Leave out every picture, then transcribe the rest of the listing exactly.

Stored data

------------------------------------

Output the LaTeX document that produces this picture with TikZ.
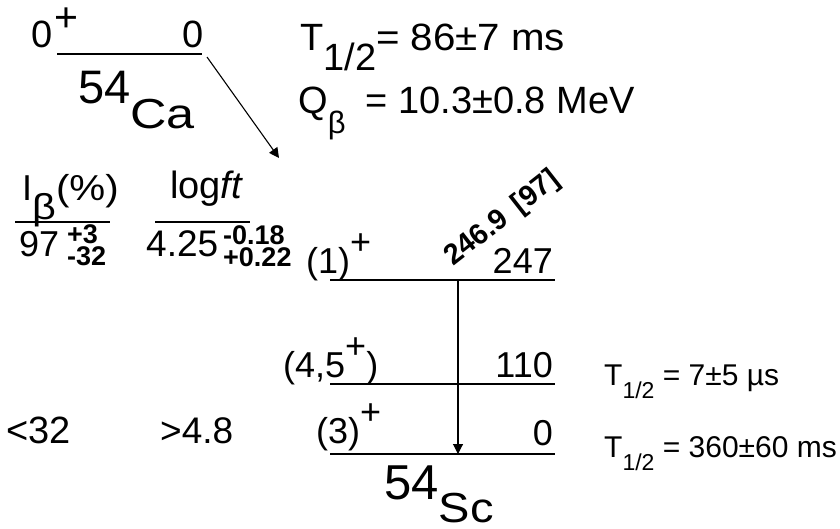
\documentclass[tikz,border=0pt]{standalone}
\usepackage{graphicx}
\usepackage{fontspec}
\setmainfont{Liberation Sans}
\usetikzlibrary{arrows.meta}
\newcommand{\fsz}[1]{\fontsize{#1}{#1}\selectfont}
\newcommand{\hi}[2]{\raisebox{#1pt}{#2}}
\newcommand{\sx}[2]{\scalebox{#1}[1]{#2}}
\begin{document}
\begin{tikzpicture}[x=1pt,y=-1pt,line join=round]
\tikzstyle{level} = [draw,line width=1.3pt]
\tikzstyle{rule} = [draw,line width=1.2pt]
\tikzstyle{decay} = [draw,line width=1.1pt,-{Triangle[length=10pt,width=10pt]}]
\tikzstyle{lab} = [inner sep=0pt,font=\fsz{36}]
\tikzstyle{err} = [inner sep=0pt,anchor=base west,font=\bfseries\fsz{27}]
\useasboundingbox (0,0) rectangle (840,528);
  \foreach \n/\y in {a/280,b/384,c/454}{
    \coordinate (\n w) at (330,\y);
    \coordinate (\n e) at (555,\y);
    \draw[level] (\n w) -- (\n e);
  }
  \coordinate (caw) at (57,54);
  \coordinate (cae) at (202,54);
  \draw[level] (caw) -- (cae);
  \node[lab,anchor=base west,font=\fsz{38}] (pspin) at (31,47) {0\hspace{2pt}\hi{16}{\smash{\fsz{41}+}}};
  \node[lab,anchor=base east,font=\fsz{38}] (pen) at (204,47) {0};
  \node[lab,anchor=base west] (ca) at (78,103) {\fsz{47}54\hi{-25}{\smash{\fsz{42}\sx{1.2}{Ca}}}};
  \node[lab,anchor=base west,font=\fsz{38}] (thalf) at (300,50) {T\hi{-20}{1/2}\sx{1.06}{= 86±7 ms}};
  \node[lab,anchor=base west,font=\fsz{38}] (qb) at (298,113) {Q\hi{-20}{\fsz{31}β}\hspace{20pt}= 10.3±0.8 MeV};
  \node[lab,anchor=base west] (ib) at (22,200) {I\hi{-19}{\sx{1.15}{β}}\sx{1.12}{(\%)}};
  \coordinate (iw) at (15,222);
  \coordinate (ie) at (110,222);
  \draw[rule] (iw) -- (ie);
  \node[lab,anchor=base west] (ival) at (19,256) {97};
  \node[err] (iup) at (67,243) {+3};
  \node[err] (ilo) at (67,265) {-32};
  \node[lab,anchor=base west,font=\fsz{38}] (lft) at (170,198) {log\textit{ft}};
  \coordinate (fw) at (155,222);
  \coordinate (fe) at (250,222);
  \draw[rule] (fw) -- (fe);
  \node[lab,anchor=base west,font=\fsz{37}] (fval) at (146,256) {4.25};
  \node[err] (fup) at (223,244) {-0.18};
  \node[err] (flo) at (223,266) {+0.22};
  \node[lab,anchor=base west,font=\fsz{38}] (ilim) at (6,443) {<32};
  \node[lab,anchor=base west,font=\fsz{37}] (flim) at (160,443) {>4.8};
  \node[lab,anchor=base west] (s1) at (306,273) {(1)\hi{19}{+}};
  \node[lab,anchor=base west] (s2) at (283,377) {(4,5\hi{19}{+})};
  \node[lab,anchor=base west] (s3) at (316,443) {(3)\hi{19}{+}};
  \node[lab,anchor=base east] (e1) at (553,273) {247};
  \node[lab,anchor=base east] (e2) at (553,377) {110};
  \node[lab,anchor=base east] (e3) at (553,445) {0};
  \node[lab,anchor=base west] (sc) at (384,499) {\fsz{49}54\hi{-23}{\smash{\fsz{42}\sx{1.12}{Sc}}}};
  \node[lab,anchor=base west,font=\fsz{30}] (t1) at (604,385) {T\hi{-13}{\fsz{23}1/2} = 7±5 µs};
  \node[lab,anchor=base west,font=\fsz{30}] (t0) at (604,457) {T\hi{-13}{\fsz{23}1/2} = 360±60 ms};
  \coordinate (gtop) at (458,280);
  \coordinate (gbot) at (458,454);
  \draw[decay] (gtop) -- (gbot);
  \node[lab,font=\bfseries\fsz{29},rotate=38,anchor=base west] (glab) at (453,267) {246.9\hspace{0.45em}[97]};
  \coordinate (bstart) at (207,57);
  \coordinate (bend) at (279,158);
  \draw[decay] (bstart) -- (bend);
\end{tikzpicture}
\end{document}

------------------------------------

Reply
Output the LaTeX document that produces this picture with TikZ.
\documentclass[tikz,border=0pt]{standalone}
\usepackage{graphicx}
\usepackage{fontspec}
\setmainfont{Liberation Sans}
\usetikzlibrary{arrows.meta}
\newcommand{\fsz}[1]{\fontsize{#1}{#1}\selectfont}
\newcommand{\hi}[2]{\raisebox{#1pt}{#2}}
\newcommand{\sx}[2]{\scalebox{#1}[1]{#2}}
\begin{document}
\begin{tikzpicture}[x=1pt,y=-1pt,line join=round]
\tikzstyle{level} = [draw,line width=1.3pt]
\tikzstyle{rule} = [draw,line width=1.2pt]
\tikzstyle{decay} = [draw,line width=1.1pt,-{Triangle[length=10pt,width=10pt]}]
\tikzstyle{lab} = [inner sep=0pt,font=\fsz{36}]
\tikzstyle{err} = [inner sep=0pt,anchor=base west,font=\bfseries\fsz{27}]
\useasboundingbox (0,0) rectangle (840,528);
  \foreach \n/\y in {a/280,b/384,c/454}{
    \coordinate (\n w) at (330,\y);
    \coordinate (\n e) at (555,\y);
    \draw[level] (\n w) -- (\n e);
  }
  \coordinate (caw) at (57,54);
  \coordinate (cae) at (202,54);
  \draw[level] (caw) -- (cae);
  \node[lab,anchor=base west,font=\fsz{38}] (pspin) at (31,47) {0\hspace{2pt}\hi{16}{\smash{\fsz{41}+}}};
  \node[lab,anchor=base east,font=\fsz{38}] (pen) at (204,47) {0};
  \node[lab,anchor=base west] (ca) at (78,103) {\fsz{47}54\hi{-25}{\smash{\fsz{42}\sx{1.2}{Ca}}}};
  \node[lab,anchor=base west,font=\fsz{38}] (thalf) at (300,50) {T\hi{-20}{1/2}\sx{1.06}{= 86±7 ms}};
  \node[lab,anchor=base west,font=\fsz{38}] (qb) at (298,113) {Q\hi{-20}{\fsz{31}β}\hspace{20pt}= 10.3±0.8 MeV};
  \node[lab,anchor=base west] (ib) at (22,200) {I\hi{-19}{\sx{1.15}{β}}\sx{1.12}{(\%)}};
  \coordinate (iw) at (15,222);
  \coordinate (ie) at (110,222);
  \draw[rule] (iw) -- (ie);
  \node[lab,anchor=base west] (ival) at (19,256) {97};
  \node[err] (iup) at (67,243) {+3};
  \node[err] (ilo) at (67,265) {-32};
  \node[lab,anchor=base west,font=\fsz{38}] (lft) at (170,198) {log\textit{ft}};
  \coordinate (fw) at (155,222);
  \coordinate (fe) at (250,222);
  \draw[rule] (fw) -- (fe);
  \node[lab,anchor=base west,font=\fsz{37}] (fval) at (146,256) {4.25};
  \node[err] (fup) at (223,244) {-0.18};
  \node[err] (flo) at (223,266) {+0.22};
  \node[lab,anchor=base west,font=\fsz{38}] (ilim) at (6,443) {<32};
  \node[lab,anchor=base west,font=\fsz{37}] (flim) at (160,443) {>4.8};
  \node[lab,anchor=base west] (s1) at (306,273) {(1)\hi{19}{+}};
  \node[lab,anchor=base west] (s2) at (283,377) {(4,5\hi{19}{+})};
  \node[lab,anchor=base west] (s3) at (316,443) {(3)\hi{19}{+}};
  \node[lab,anchor=base east] (e1) at (553,273) {247};
  \node[lab,anchor=base east] (e2) at (553,377) {110};
  \node[lab,anchor=base east] (e3) at (553,445) {0};
  \node[lab,anchor=base west] (sc) at (384,499) {\fsz{49}54\hi{-23}{\smash{\fsz{42}\sx{1.12}{Sc}}}};
  \node[lab,anchor=base west,font=\fsz{30}] (t1) at (604,385) {T\hi{-13}{\fsz{23}1/2} = 7±5 µs};
  \node[lab,anchor=base west,font=\fsz{30}] (t0) at (604,457) {T\hi{-13}{\fsz{23}1/2} = 360±60 ms};
  \coordinate (gtop) at (458,280);
  \coordinate (gbot) at (458,454);
  \draw[decay] (gtop) -- (gbot);
  \node[lab,font=\bfseries\fsz{29},rotate=38,anchor=base west] (glab) at (453,267) {246.9\hspace{0.45em}[97]};
  \coordinate (bstart) at (207,57);
  \coordinate (bend) at (279,158);
  \draw[decay] (bstart) -- (bend);
\end{tikzpicture}
\end{document}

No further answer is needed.